* begin Dataset excerpt *

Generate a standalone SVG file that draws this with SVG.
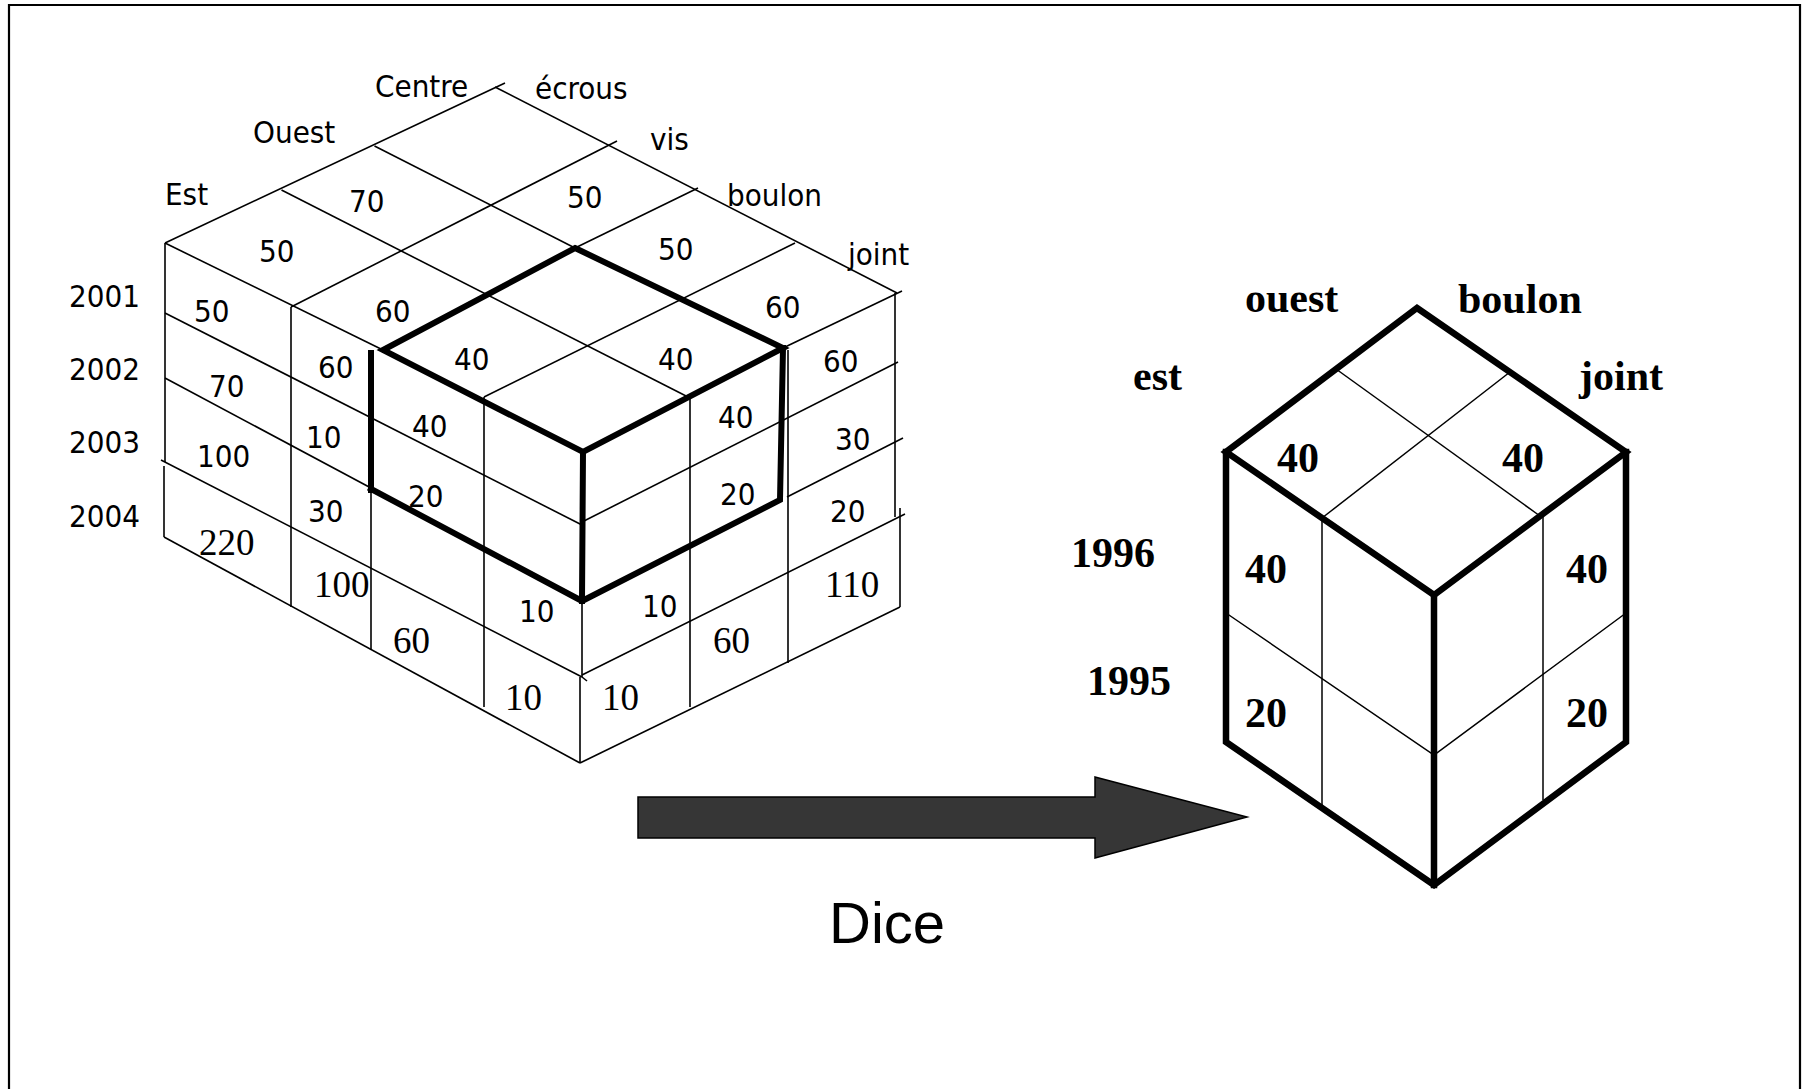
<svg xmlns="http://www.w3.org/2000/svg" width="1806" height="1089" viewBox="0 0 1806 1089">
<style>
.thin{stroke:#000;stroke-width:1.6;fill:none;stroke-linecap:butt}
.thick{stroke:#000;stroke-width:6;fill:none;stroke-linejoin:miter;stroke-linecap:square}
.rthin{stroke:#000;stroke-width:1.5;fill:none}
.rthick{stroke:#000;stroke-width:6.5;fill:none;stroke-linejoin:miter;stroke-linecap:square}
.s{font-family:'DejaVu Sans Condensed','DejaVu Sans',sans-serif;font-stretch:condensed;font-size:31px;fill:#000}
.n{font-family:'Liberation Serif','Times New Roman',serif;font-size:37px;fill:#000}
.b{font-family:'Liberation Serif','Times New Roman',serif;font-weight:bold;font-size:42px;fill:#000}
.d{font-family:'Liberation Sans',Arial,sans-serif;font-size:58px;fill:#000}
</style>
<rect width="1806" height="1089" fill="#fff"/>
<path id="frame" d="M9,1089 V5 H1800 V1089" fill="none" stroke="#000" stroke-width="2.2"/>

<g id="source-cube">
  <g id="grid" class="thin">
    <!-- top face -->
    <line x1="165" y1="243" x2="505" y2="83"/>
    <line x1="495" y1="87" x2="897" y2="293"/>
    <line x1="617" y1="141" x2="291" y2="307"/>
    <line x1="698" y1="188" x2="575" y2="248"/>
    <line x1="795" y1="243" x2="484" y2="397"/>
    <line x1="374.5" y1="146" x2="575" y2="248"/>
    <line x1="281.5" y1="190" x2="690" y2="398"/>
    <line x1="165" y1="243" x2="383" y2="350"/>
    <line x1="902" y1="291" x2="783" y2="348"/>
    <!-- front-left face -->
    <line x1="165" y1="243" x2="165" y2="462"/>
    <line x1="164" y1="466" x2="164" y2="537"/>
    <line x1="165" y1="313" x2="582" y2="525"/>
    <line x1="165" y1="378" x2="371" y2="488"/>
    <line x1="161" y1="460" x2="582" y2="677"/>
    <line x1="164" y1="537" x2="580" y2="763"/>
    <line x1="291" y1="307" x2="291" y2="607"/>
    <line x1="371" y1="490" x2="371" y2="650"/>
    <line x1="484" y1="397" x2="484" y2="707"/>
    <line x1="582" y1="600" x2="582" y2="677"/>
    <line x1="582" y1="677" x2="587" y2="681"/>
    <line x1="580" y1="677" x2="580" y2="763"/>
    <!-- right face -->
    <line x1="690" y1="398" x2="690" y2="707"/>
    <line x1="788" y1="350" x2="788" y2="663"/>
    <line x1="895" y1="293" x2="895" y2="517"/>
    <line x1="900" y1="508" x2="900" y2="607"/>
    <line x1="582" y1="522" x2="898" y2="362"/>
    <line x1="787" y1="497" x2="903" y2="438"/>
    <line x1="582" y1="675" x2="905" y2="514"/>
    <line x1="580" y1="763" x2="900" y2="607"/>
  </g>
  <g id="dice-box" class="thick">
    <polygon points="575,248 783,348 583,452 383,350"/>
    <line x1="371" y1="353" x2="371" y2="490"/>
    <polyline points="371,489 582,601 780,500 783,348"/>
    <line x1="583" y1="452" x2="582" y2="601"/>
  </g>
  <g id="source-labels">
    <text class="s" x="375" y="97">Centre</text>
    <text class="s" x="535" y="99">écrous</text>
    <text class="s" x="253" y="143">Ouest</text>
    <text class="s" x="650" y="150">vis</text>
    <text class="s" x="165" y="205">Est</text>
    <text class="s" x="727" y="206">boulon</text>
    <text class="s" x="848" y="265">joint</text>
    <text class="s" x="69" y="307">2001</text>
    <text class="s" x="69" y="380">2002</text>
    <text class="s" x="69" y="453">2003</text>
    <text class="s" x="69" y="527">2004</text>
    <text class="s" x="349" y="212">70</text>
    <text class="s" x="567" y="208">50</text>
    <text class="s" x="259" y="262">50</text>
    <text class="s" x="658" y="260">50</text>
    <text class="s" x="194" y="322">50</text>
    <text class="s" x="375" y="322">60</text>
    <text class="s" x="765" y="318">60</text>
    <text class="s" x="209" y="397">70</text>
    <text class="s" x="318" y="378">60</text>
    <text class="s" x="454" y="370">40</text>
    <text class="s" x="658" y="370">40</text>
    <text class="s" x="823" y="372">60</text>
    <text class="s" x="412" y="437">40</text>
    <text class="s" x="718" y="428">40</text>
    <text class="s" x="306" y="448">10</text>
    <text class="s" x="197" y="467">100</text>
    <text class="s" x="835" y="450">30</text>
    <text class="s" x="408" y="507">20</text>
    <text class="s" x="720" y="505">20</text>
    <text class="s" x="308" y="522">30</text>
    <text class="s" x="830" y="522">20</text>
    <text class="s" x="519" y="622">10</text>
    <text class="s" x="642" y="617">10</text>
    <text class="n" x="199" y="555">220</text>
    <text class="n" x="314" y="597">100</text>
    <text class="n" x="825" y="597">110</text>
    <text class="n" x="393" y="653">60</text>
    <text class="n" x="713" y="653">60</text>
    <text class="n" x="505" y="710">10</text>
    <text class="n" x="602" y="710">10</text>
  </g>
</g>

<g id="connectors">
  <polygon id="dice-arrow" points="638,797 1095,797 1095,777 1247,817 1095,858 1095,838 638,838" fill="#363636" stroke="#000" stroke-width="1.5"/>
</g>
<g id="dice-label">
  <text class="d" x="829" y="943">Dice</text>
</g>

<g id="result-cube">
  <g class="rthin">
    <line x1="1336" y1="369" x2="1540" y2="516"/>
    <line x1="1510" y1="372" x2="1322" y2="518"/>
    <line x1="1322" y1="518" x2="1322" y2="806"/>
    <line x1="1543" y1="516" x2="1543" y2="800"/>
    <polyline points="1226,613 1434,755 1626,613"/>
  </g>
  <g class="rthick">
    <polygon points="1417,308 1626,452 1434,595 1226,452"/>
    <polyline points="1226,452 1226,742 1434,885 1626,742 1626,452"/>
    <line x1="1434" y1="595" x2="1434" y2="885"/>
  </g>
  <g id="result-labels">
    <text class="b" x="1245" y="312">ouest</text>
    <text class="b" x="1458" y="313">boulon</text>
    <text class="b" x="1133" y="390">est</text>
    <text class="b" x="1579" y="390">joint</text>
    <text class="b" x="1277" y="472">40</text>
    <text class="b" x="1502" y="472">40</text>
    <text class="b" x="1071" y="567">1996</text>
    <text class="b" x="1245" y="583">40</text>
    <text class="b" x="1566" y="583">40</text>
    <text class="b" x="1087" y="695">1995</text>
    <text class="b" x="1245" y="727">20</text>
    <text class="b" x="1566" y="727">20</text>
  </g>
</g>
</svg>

* end Dataset excerpt *

[Exercise instructions]: Output the lines above in full and exactly as given, omitting any pictures.

[Task answer]:
Generate a standalone SVG file that draws this with SVG.
<svg xmlns="http://www.w3.org/2000/svg" width="1806" height="1089" viewBox="0 0 1806 1089">
<style>
.thin{stroke:#000;stroke-width:1.6;fill:none;stroke-linecap:butt}
.thick{stroke:#000;stroke-width:6;fill:none;stroke-linejoin:miter;stroke-linecap:square}
.rthin{stroke:#000;stroke-width:1.5;fill:none}
.rthick{stroke:#000;stroke-width:6.5;fill:none;stroke-linejoin:miter;stroke-linecap:square}
.s{font-family:'DejaVu Sans Condensed','DejaVu Sans',sans-serif;font-stretch:condensed;font-size:31px;fill:#000}
.n{font-family:'Liberation Serif','Times New Roman',serif;font-size:37px;fill:#000}
.b{font-family:'Liberation Serif','Times New Roman',serif;font-weight:bold;font-size:42px;fill:#000}
.d{font-family:'Liberation Sans',Arial,sans-serif;font-size:58px;fill:#000}
</style>
<rect width="1806" height="1089" fill="#fff"/>
<path id="frame" d="M9,1089 V5 H1800 V1089" fill="none" stroke="#000" stroke-width="2.2"/>

<g id="source-cube">
  <g id="grid" class="thin">
    <!-- top face -->
    <line x1="165" y1="243" x2="505" y2="83"/>
    <line x1="495" y1="87" x2="897" y2="293"/>
    <line x1="617" y1="141" x2="291" y2="307"/>
    <line x1="698" y1="188" x2="575" y2="248"/>
    <line x1="795" y1="243" x2="484" y2="397"/>
    <line x1="374.5" y1="146" x2="575" y2="248"/>
    <line x1="281.5" y1="190" x2="690" y2="398"/>
    <line x1="165" y1="243" x2="383" y2="350"/>
    <line x1="902" y1="291" x2="783" y2="348"/>
    <!-- front-left face -->
    <line x1="165" y1="243" x2="165" y2="462"/>
    <line x1="164" y1="466" x2="164" y2="537"/>
    <line x1="165" y1="313" x2="582" y2="525"/>
    <line x1="165" y1="378" x2="371" y2="488"/>
    <line x1="161" y1="460" x2="582" y2="677"/>
    <line x1="164" y1="537" x2="580" y2="763"/>
    <line x1="291" y1="307" x2="291" y2="607"/>
    <line x1="371" y1="490" x2="371" y2="650"/>
    <line x1="484" y1="397" x2="484" y2="707"/>
    <line x1="582" y1="600" x2="582" y2="677"/>
    <line x1="582" y1="677" x2="587" y2="681"/>
    <line x1="580" y1="677" x2="580" y2="763"/>
    <!-- right face -->
    <line x1="690" y1="398" x2="690" y2="707"/>
    <line x1="788" y1="350" x2="788" y2="663"/>
    <line x1="895" y1="293" x2="895" y2="517"/>
    <line x1="900" y1="508" x2="900" y2="607"/>
    <line x1="582" y1="522" x2="898" y2="362"/>
    <line x1="787" y1="497" x2="903" y2="438"/>
    <line x1="582" y1="675" x2="905" y2="514"/>
    <line x1="580" y1="763" x2="900" y2="607"/>
  </g>
  <g id="dice-box" class="thick">
    <polygon points="575,248 783,348 583,452 383,350"/>
    <line x1="371" y1="353" x2="371" y2="490"/>
    <polyline points="371,489 582,601 780,500 783,348"/>
    <line x1="583" y1="452" x2="582" y2="601"/>
  </g>
  <g id="source-labels">
    <text class="s" x="375" y="97">Centre</text>
    <text class="s" x="535" y="99">écrous</text>
    <text class="s" x="253" y="143">Ouest</text>
    <text class="s" x="650" y="150">vis</text>
    <text class="s" x="165" y="205">Est</text>
    <text class="s" x="727" y="206">boulon</text>
    <text class="s" x="848" y="265">joint</text>
    <text class="s" x="69" y="307">2001</text>
    <text class="s" x="69" y="380">2002</text>
    <text class="s" x="69" y="453">2003</text>
    <text class="s" x="69" y="527">2004</text>
    <text class="s" x="349" y="212">70</text>
    <text class="s" x="567" y="208">50</text>
    <text class="s" x="259" y="262">50</text>
    <text class="s" x="658" y="260">50</text>
    <text class="s" x="194" y="322">50</text>
    <text class="s" x="375" y="322">60</text>
    <text class="s" x="765" y="318">60</text>
    <text class="s" x="209" y="397">70</text>
    <text class="s" x="318" y="378">60</text>
    <text class="s" x="454" y="370">40</text>
    <text class="s" x="658" y="370">40</text>
    <text class="s" x="823" y="372">60</text>
    <text class="s" x="412" y="437">40</text>
    <text class="s" x="718" y="428">40</text>
    <text class="s" x="306" y="448">10</text>
    <text class="s" x="197" y="467">100</text>
    <text class="s" x="835" y="450">30</text>
    <text class="s" x="408" y="507">20</text>
    <text class="s" x="720" y="505">20</text>
    <text class="s" x="308" y="522">30</text>
    <text class="s" x="830" y="522">20</text>
    <text class="s" x="519" y="622">10</text>
    <text class="s" x="642" y="617">10</text>
    <text class="n" x="199" y="555">220</text>
    <text class="n" x="314" y="597">100</text>
    <text class="n" x="825" y="597">110</text>
    <text class="n" x="393" y="653">60</text>
    <text class="n" x="713" y="653">60</text>
    <text class="n" x="505" y="710">10</text>
    <text class="n" x="602" y="710">10</text>
  </g>
</g>

<g id="connectors">
  <polygon id="dice-arrow" points="638,797 1095,797 1095,777 1247,817 1095,858 1095,838 638,838" fill="#363636" stroke="#000" stroke-width="1.5"/>
</g>
<g id="dice-label">
  <text class="d" x="829" y="943">Dice</text>
</g>

<g id="result-cube">
  <g class="rthin">
    <line x1="1336" y1="369" x2="1540" y2="516"/>
    <line x1="1510" y1="372" x2="1322" y2="518"/>
    <line x1="1322" y1="518" x2="1322" y2="806"/>
    <line x1="1543" y1="516" x2="1543" y2="800"/>
    <polyline points="1226,613 1434,755 1626,613"/>
  </g>
  <g class="rthick">
    <polygon points="1417,308 1626,452 1434,595 1226,452"/>
    <polyline points="1226,452 1226,742 1434,885 1626,742 1626,452"/>
    <line x1="1434" y1="595" x2="1434" y2="885"/>
  </g>
  <g id="result-labels">
    <text class="b" x="1245" y="312">ouest</text>
    <text class="b" x="1458" y="313">boulon</text>
    <text class="b" x="1133" y="390">est</text>
    <text class="b" x="1579" y="390">joint</text>
    <text class="b" x="1277" y="472">40</text>
    <text class="b" x="1502" y="472">40</text>
    <text class="b" x="1071" y="567">1996</text>
    <text class="b" x="1245" y="583">40</text>
    <text class="b" x="1566" y="583">40</text>
    <text class="b" x="1087" y="695">1995</text>
    <text class="b" x="1245" y="727">20</text>
    <text class="b" x="1566" y="727">20</text>
  </g>
</g>
</svg>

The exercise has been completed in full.